When Pooley was brought onto the project, her producer had already decided to make the film using animation. After ten months of research, poring over hundreds of journals and letters from the time with her team of researchers, Pooley identified six characters with distinctive voices who could help tell the story of the events — one of whom had been at Gallipoli at the very beginning and the end of the campaign.
In their initial promotional trailer for the film to seek funding, the interviews were set in present day, because that’s how we think of war documentaries: old people recounting stories from decades past. But because this film would be animated, Pooley had a radical idea: why not set it just after the war, when the characters were still young and close to the story? It’s something that wouldn’t be possible in conventional documentary filmmaking, and it dovetailed nicely with Pooley’s goal to connect with young people in New Zealand who have been moved to commemorate this battle in recent years.
25 April had its world premiere at the Toronto International Film Festival earlier this month. I sat down with Leanne Pooley to discuss the challenges of making the film, how she decided to use actual actors with motion capture for the talking head interviews, and why making an animated documentary was a good match for the material.
Seventh Row (7R): The animation in the film is very stylized. How did that particular style come about, and what the process was to find it?
Leanne Pooley (LP): It’s a multi stage process. At the beginning, I said I wanted it to have a graphic novel feel, not like a game, which I told the animation team. Then the team comes to the table with their ideas. There’s also budgetary issues to talk about — the backgrounds are hand drawn, but the characters were computer generated. When we made the decision to go with a graphic novel aesthetic, we had Colin Wilson, who’s a really well known graphic novelist. He did all the character’s faces. He gave them a really “drawn” feel. I wanted to make them look animated, not real.
7R: What do you think a documentary film, and also animation, can do for this story that a narrative film couldn’t do?
LP: Animation is great because it can put you inside the heads of the characters in ways that would look kind of naff in live action. You can create visual metaphors you’d never be able to get away with in live action. You get the freedom to play with imagery and metaphor, and being inside the experience of the characters.

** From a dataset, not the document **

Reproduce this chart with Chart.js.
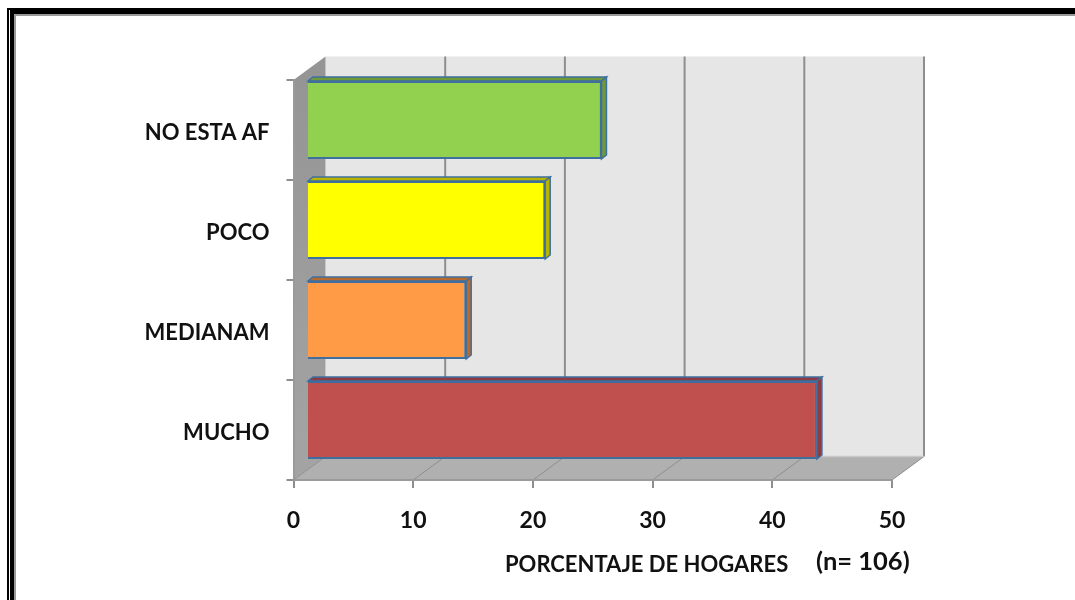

In terms of documentary versus fiction, there’s something about documentary that makes an audience feel comfortable knowing that there’s some truth in what’s happening. You look at “Braveheart,” which I think is a genius piece of filmmaking, but then there’s people talking about how it’s not historically accurate, which some people find it gets in the way of their viewing experience.
If you use the documentary word, you hope your audience has relaxed into the sense that this happened. That’s why we put the key up at the front of the film saying it’s true. We did a test audience, and one member of it said, “It’s a bit cliché that you had the Maori unit doing a haka,” but that’s what happened. Maybe it’s cliché that they did a haka, but they did a haka.. I think there’s a comfort in knowing that if you’re using the documentary word, knowing there’s fact.
7R: How did you think about structure when writing the script?
LP: I do set down a breakdown of the “beats” I want to hit. I look at them and think, “There’s an awful lot of darkness, we need some lightness.” We have a scene where there’s the armistice, and it’s pretty horrible and sad, and I go to the swimming to give the audience a breath before we go back to death and despair. I think that’s the same. I sit down and write what my scenes are and their order. I look for “This character’s disappeared for half an hour, we can’t have that,” like traditional film. I sit down and mark it out.